12. Does response or its absence matter? Yes it does in the context of this correspondence, for clearly Smith was being quite deliberate in writing in the way that he did in his June 1848 frosty letter. And does impersonality and being about ‘business’ narrowly matter? Yes, this too does matter in the context of this correspondence, for Smith used the Manifold Writer or printed material or intemised lists and so on deliberately and in a way marked out from his other ways of writing to Harriet Townsend. Do these things matter for leter-writing more generally? This surely is a matter for empirical investigation and not abstract pronouncement.
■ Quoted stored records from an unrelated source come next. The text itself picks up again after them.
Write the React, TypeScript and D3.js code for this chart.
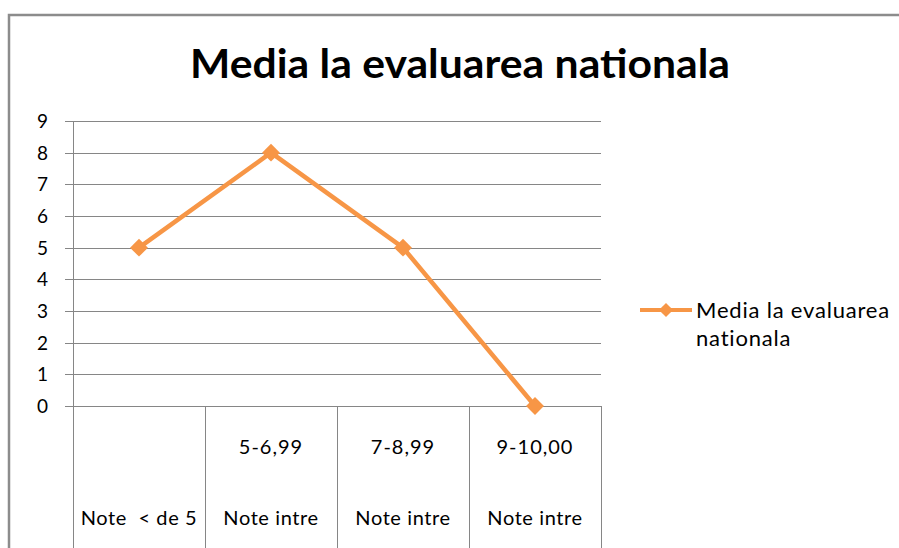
import React, { useEffect, useRef } from 'react';
import * as d3 from 'd3';

const outerLabels = ['Note  < de 5', 'Note intre', 'Note intre', 'Note intre'];
const innerLabels = ['', '5-6,99', '7-8,99', '9-10,00'];
const values = [5, 8, 5, 0];
const yTicks = [0, 1, 2, 3, 4, 5, 6, 7, 8, 9];
const seriesName = 'Media la evaluarea nationala';
const chartTitle = 'Media la evaluarea nationala';

const width = 899;
const height = 548;

const App: React.FC = () => {
  const svgRef = useRef<SVGSVGElement>(null);

  useEffect(() => {
    if (!svgRef.current) return;
    const svg = d3.select(svgRef.current);
    svg.selectAll('*').remove();

    const colors = {
      line: '#f79646',
      grid: '#868686',
      border: '#8c8c8c',
      text: '#000000'
    };
    const font = "Lato, 'Open Sans', sans-serif";

    const plot = { left: 73, right: 601, top: 121, bottom: 406 };
    const cats = outerLabels.map((_, i) => `c${i}`);

    const x = d3.scaleBand()
      .domain(cats)
      .range([plot.left, plot.right])
      .padding(0);

    const y = d3.scaleLinear()
      .domain([0, 9])
      .range([plot.bottom, plot.top]);

    // background + outer border
    svg.append('rect')
      .attr('width', width)
      .attr('height', height)
      .attr('fill', '#ffffff');

    svg.append('rect')
      .attr('x', 9)
      .attr('y', 15)
      .attr('width', width + 20)
      .attr('height', height + 20)
      .attr('fill', 'none')
      .attr('stroke', colors.border)
      .attr('stroke-width', 2.5);

    // Title
    svg.append('text')
      .attr('x', 460)
      .attr('y', 78)
      .attr('text-anchor', 'middle')
      .attr('font-family', font)
      .attr('font-size', '40px')
      .attr('font-weight', '700')
      .attr('fill', colors.text)
      .attr('textLength', 540)
      .attr('lengthAdjust', 'spacingAndGlyphs')
      .text(chartTitle);

    // Grid lines (with short tick stubs on the left)
    svg.append('g')
      .selectAll('line')
      .data(yTicks)
      .enter().append('line')
      .attr('x1', plot.left - 8)
      .attr('x2', plot.right)
      .attr('y1', d => Math.round(y(d)) + 0.5)
      .attr('y2', d => Math.round(y(d)) + 0.5)
      .attr('stroke', colors.grid)
      .attr('stroke-width', 1);

    // Y axis line
    svg.append('line')
      .attr('x1', plot.left + 0.5)
      .attr('x2', plot.left + 0.5)
      .attr('y1', plot.top)
      .attr('y2', plot.bottom)
      .attr('stroke', colors.grid);

    // Y tick labels
    svg.append('g')
      .selectAll('text')
      .data(yTicks)
      .enter().append('text')
      .attr('x', 48)
      .attr('y', d => y(d) + 7)
      .attr('text-anchor', 'end')
      .attr('font-family', font)
      .attr('font-size', '19px')
      .attr('fill', colors.text)
      .text(d => d);

    // Category separators (multi-level table)
    const bounds = cats.map(c => x(c) || 0).concat([plot.right]);
    svg.append('g')
      .selectAll('line')
      .data(bounds)
      .enter().append('line')
      .attr('x1', d => Math.round(d) + 0.5)
      .attr('x2', d => Math.round(d) + 0.5)
      .attr('y1', plot.bottom)
      .attr('y2', height)
      .attr('stroke', colors.grid);

    // Category labels
    svg.append('g')
      .selectAll('text')
      .data(innerLabels)
      .enter().append('text')
      .attr('x', (_, i) => (x(cats[i]) || 0) + x.bandwidth() / 2)
      .attr('y', 454)
      .attr('text-anchor', 'middle')
      .attr('font-family', font)
      .attr('font-size', '20px')
      .attr('letter-spacing', '1px')
      .attr('fill', colors.text)
      .text(d => d);

    svg.append('g')
      .selectAll('text')
      .data(outerLabels)
      .enter().append('text')
      .attr('x', (_, i) => (x(cats[i]) || 0) + x.bandwidth() / 2)
      .attr('y', 525)
      .attr('text-anchor', 'middle')
      .attr('font-family', font)
      .attr('font-size', '20px')
      .attr('letter-spacing', '0.6px')
      .attr('fill', colors.text)
      .style('white-space', 'pre')
      .text(d => d);

    // Line
    const pts = values.map((v, i) => ({ cx: (x(cats[i]) || 0) + x.bandwidth() / 2, cy: y(v) }));
    const lineGen = d3.line<{ cx: number; cy: number }>()
      .x(d => d.cx)
      .y(d => d.cy);

    svg.append('path')
      .datum(pts)
      .attr('fill', 'none')
      .attr('stroke', colors.line)
      .attr('stroke-width', 4.5)
      .attr('stroke-linejoin', 'round')
      .attr('d', lineGen);

    const marker = d3.symbol().type(d3.symbolSquare).size(160);
    svg.append('g')
      .selectAll('path')
      .data(pts)
      .enter().append('path')
      .attr('d', marker)
      .attr('transform', d => `translate(${d.cx},${d.cy}) rotate(45)`)
      .attr('fill', colors.line);

    // Legend
    const lg = svg.append('g').attr('transform', 'translate(640,310)');
    lg.append('line')
      .attr('x1', 0)
      .attr('x2', 52)
      .attr('y1', 0)
      .attr('y2', 0)
      .attr('stroke', colors.line)
      .attr('stroke-width', 4);
    lg.append('path')
      .attr('d', d3.symbol().type(d3.symbolSquare).size(100))
      .attr('transform', 'translate(26,0) rotate(45)')
      .attr('fill', colors.line);
    const words = seriesName.split(' ');
    lg.append('text')
      .attr('x', 56)
      .attr('y', 8)
      .attr('font-family', font)
      .attr('font-size', '22px')
      .attr('letter-spacing', '0.8px')
      .attr('fill', colors.text)
      .text(words.slice(0, 3).join(' '));
    lg.append('text')
      .attr('x', 56)
      .attr('y', 36)
      .attr('font-family', font)
      .attr('font-size', '22px')
      .attr('letter-spacing', '0.8px')
      .attr('fill', colors.text)
      .text(words.slice(3).join(' '));
  }, []);

  return (
    <svg
      ref={svgRef}
      width={width}
      height={height}
      style={{ position: 'absolute', left: 0, top: 0, display: 'block' }}
    />
  );
};

export default App;
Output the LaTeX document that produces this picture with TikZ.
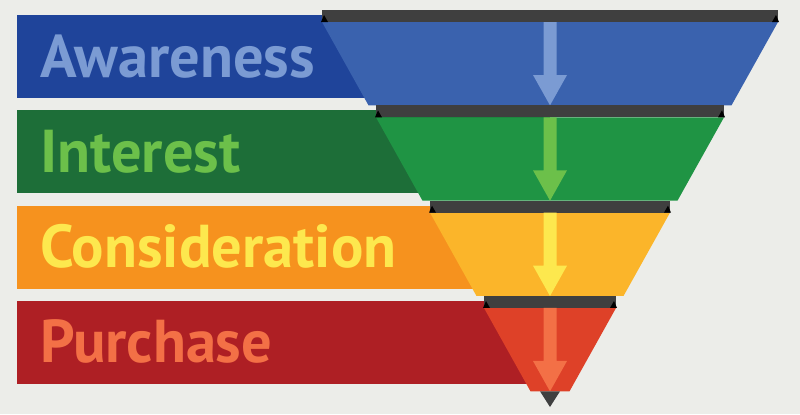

13. When is a letter and when is it not? Relatedly, are all of Smith’s communications to Harriet Townsend to be seen as letters, regardless, or are some of them other kinds of writings and only become letters when, at specific points on the pages, they stop being lists, invoices, notices and so on? And when do they end, and is this when they start presenting lists, invoices, notices et cetera? Clearly and visibly, there are differences between his different ways of writing, and he intended and made visible the different purposes that the different components of his communications were to serve. But.

14. But should Smith’s letters to Harriet Townsend perhaps be taken and read as a whole, rather than disaggregating them in this kind of way? On one level, they are all epistolary communications and should be seen as such. However, on another level, to ignore the different aspects that have been teased out here would be to fail to recognise the complexity of both what Smith was doing when he wrote to Mrs Townsend, and also of the epistolary form itself.